Aim:
Beginning with the very first line, please reproduce the entries exactly through the line containing "from matplotlib.ticker import MultipleLocator".

===== Exercise data =====

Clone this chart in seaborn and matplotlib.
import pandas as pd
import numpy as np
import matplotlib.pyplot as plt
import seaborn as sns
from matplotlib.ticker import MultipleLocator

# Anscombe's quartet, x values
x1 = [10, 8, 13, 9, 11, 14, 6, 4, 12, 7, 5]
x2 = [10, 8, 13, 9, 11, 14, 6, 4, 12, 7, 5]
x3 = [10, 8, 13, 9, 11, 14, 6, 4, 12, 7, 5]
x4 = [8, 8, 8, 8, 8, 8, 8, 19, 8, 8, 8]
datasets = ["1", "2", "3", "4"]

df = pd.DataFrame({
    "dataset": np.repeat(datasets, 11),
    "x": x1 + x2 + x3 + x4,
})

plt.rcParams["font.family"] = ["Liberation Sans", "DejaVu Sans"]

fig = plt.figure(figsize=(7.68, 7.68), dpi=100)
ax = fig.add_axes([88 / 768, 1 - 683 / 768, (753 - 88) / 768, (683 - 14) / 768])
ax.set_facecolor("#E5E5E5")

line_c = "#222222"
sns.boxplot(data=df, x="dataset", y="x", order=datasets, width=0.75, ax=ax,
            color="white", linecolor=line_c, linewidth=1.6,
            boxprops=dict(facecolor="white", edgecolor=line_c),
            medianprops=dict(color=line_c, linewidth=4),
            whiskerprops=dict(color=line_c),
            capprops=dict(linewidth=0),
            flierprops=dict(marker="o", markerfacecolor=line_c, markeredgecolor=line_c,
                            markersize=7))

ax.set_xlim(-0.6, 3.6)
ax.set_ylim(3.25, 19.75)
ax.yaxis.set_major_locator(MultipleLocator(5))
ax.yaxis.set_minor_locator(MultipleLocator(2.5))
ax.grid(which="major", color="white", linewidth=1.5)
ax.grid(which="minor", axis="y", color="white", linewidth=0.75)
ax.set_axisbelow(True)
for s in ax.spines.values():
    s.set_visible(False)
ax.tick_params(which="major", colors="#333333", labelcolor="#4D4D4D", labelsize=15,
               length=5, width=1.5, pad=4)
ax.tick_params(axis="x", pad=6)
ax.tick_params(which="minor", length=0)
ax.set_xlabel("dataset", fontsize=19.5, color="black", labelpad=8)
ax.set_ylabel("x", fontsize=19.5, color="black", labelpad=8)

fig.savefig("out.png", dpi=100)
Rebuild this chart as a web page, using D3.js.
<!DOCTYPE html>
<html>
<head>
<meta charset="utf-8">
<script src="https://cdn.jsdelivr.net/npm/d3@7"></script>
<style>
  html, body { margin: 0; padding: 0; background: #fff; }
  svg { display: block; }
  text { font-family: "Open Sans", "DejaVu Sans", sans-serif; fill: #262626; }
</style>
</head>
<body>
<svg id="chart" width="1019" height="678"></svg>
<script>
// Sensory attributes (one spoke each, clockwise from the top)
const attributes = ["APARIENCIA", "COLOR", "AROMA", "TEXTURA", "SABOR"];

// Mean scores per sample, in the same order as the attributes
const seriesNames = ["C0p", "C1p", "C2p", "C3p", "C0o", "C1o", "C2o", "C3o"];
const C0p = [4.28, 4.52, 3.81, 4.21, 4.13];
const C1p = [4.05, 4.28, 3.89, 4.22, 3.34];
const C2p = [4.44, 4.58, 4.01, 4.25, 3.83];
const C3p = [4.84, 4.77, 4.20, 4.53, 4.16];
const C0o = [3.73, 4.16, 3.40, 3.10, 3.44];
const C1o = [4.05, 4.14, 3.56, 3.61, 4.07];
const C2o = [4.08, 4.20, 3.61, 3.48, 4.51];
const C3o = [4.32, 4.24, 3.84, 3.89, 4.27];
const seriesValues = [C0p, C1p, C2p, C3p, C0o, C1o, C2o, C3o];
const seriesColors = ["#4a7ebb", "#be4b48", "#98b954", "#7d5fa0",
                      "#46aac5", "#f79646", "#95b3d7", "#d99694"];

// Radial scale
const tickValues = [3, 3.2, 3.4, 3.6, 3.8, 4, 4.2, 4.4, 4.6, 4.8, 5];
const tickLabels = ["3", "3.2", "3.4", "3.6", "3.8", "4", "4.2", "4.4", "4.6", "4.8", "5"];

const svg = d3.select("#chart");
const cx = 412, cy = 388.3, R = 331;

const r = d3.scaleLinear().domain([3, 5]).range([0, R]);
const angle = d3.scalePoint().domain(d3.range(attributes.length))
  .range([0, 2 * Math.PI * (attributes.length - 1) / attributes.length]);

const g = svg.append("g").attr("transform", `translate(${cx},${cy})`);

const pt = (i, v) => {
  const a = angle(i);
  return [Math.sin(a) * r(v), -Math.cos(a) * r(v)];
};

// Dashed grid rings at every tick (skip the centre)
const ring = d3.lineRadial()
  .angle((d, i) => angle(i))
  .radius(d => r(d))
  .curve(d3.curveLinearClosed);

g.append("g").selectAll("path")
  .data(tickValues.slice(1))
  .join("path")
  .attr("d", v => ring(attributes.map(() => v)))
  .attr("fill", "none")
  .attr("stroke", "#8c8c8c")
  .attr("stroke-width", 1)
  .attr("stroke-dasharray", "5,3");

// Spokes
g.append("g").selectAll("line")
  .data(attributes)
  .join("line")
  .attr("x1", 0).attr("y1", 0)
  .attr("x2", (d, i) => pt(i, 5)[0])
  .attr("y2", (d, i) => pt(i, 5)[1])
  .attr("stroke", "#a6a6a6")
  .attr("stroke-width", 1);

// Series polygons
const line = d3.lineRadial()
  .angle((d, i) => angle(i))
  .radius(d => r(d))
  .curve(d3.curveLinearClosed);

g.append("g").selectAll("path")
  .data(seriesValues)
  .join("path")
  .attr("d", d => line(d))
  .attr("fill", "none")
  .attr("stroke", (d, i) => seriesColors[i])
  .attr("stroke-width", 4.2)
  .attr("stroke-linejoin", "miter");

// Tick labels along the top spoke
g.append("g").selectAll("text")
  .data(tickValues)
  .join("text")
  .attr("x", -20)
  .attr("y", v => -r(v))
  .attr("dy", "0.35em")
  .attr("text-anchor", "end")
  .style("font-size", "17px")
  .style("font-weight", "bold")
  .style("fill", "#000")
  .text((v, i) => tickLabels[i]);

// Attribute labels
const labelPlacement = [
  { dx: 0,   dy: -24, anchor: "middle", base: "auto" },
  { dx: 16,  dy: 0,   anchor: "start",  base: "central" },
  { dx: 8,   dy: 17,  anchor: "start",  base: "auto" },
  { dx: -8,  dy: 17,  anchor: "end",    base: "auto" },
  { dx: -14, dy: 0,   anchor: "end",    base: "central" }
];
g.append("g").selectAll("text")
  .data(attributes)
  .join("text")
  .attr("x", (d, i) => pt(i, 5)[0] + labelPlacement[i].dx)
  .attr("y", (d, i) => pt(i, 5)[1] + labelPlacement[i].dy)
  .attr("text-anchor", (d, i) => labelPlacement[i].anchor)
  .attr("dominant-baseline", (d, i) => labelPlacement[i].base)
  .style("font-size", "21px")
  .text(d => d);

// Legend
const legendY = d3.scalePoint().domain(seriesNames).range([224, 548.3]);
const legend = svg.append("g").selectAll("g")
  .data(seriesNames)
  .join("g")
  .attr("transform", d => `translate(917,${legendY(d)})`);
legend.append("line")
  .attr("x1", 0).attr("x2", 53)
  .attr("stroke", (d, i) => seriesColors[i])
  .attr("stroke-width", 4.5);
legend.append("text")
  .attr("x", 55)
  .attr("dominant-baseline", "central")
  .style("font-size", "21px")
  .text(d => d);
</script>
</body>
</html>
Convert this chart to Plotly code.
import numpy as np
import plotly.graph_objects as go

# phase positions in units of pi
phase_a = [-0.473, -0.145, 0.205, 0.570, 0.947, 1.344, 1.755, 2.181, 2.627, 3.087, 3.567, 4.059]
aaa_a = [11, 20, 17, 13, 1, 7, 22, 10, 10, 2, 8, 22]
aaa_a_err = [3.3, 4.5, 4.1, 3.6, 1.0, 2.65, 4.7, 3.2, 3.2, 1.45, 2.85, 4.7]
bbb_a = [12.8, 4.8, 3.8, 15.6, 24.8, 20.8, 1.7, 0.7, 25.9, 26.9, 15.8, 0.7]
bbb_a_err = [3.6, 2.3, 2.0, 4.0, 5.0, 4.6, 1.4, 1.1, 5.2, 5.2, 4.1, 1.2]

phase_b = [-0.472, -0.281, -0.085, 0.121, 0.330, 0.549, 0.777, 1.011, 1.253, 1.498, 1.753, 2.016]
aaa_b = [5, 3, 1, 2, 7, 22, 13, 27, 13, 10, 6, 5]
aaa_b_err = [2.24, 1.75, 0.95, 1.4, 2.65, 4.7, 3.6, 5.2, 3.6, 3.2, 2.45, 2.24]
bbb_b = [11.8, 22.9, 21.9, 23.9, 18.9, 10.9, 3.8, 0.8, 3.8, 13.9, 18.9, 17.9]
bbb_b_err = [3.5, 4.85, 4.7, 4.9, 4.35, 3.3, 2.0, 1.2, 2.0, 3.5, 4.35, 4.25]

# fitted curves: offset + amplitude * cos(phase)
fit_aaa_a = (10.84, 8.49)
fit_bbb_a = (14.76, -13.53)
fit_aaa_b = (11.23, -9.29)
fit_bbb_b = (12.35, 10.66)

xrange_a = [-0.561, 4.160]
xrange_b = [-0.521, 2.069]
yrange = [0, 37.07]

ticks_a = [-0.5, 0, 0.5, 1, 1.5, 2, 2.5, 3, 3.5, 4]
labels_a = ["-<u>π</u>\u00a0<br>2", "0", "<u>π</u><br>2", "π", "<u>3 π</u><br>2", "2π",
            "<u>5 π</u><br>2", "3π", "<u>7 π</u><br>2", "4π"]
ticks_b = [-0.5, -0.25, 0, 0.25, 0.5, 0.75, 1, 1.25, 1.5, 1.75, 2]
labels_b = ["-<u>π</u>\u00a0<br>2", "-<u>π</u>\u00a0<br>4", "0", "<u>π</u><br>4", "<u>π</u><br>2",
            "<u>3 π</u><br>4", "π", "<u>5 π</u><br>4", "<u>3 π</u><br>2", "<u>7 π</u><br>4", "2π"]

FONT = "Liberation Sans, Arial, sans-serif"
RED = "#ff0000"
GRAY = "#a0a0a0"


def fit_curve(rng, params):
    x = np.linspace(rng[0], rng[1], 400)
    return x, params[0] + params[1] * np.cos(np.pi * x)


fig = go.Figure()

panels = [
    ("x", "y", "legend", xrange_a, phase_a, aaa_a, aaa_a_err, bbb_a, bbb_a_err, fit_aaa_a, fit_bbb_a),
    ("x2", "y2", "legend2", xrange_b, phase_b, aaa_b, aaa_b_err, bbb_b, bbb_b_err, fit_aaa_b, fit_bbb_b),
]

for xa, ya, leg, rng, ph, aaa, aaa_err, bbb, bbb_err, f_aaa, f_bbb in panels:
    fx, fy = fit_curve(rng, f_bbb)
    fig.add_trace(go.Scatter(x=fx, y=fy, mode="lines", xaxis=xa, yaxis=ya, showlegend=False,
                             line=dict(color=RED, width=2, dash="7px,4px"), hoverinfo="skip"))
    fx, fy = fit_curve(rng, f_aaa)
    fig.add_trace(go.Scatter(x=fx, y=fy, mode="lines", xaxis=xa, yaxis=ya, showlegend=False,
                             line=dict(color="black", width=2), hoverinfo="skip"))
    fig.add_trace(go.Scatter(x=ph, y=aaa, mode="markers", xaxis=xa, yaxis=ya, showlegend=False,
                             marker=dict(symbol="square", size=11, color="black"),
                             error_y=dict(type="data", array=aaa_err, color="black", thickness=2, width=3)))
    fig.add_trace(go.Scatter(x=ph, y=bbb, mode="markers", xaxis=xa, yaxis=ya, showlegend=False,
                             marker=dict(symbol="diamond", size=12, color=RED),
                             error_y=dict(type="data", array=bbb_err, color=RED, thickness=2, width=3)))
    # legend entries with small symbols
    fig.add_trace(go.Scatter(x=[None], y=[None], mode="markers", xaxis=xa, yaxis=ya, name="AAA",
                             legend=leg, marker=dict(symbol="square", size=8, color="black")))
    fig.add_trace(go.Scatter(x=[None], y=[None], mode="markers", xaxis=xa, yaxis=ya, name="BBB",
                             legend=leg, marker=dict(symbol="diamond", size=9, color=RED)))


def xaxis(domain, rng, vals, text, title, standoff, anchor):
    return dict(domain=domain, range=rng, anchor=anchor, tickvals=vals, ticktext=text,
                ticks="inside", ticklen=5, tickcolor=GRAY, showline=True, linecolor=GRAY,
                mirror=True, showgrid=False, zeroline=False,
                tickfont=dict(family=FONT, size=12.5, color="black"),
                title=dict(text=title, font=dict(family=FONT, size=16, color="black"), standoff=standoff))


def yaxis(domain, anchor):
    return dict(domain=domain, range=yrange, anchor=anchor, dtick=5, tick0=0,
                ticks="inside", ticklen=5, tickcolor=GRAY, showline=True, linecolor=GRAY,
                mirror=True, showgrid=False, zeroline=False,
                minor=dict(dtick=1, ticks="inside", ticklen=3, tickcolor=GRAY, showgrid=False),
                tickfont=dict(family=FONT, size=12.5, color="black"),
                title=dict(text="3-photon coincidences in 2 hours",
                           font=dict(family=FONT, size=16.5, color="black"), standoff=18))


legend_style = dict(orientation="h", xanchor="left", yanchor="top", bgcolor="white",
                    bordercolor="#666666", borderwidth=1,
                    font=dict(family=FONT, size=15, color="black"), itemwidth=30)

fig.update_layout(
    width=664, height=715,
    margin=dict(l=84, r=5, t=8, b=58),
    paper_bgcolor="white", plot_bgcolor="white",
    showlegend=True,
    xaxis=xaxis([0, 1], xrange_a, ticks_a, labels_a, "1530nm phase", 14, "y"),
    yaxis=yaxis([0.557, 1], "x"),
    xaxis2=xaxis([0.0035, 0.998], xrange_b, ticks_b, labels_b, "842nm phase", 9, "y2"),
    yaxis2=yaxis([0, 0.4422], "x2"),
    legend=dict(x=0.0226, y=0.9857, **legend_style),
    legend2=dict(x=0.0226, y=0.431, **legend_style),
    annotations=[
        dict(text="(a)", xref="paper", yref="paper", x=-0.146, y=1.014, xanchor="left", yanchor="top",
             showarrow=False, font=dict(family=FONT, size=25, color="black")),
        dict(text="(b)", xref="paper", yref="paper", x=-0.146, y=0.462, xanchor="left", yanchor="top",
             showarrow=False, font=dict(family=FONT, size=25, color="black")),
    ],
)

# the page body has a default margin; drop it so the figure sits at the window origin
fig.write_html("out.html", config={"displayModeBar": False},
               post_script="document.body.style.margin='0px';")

=====

Full answer:
Clone this chart in seaborn and matplotlib.
import pandas as pd
import numpy as np
import matplotlib.pyplot as plt
import seaborn as sns
from matplotlib.ticker import MultipleLocator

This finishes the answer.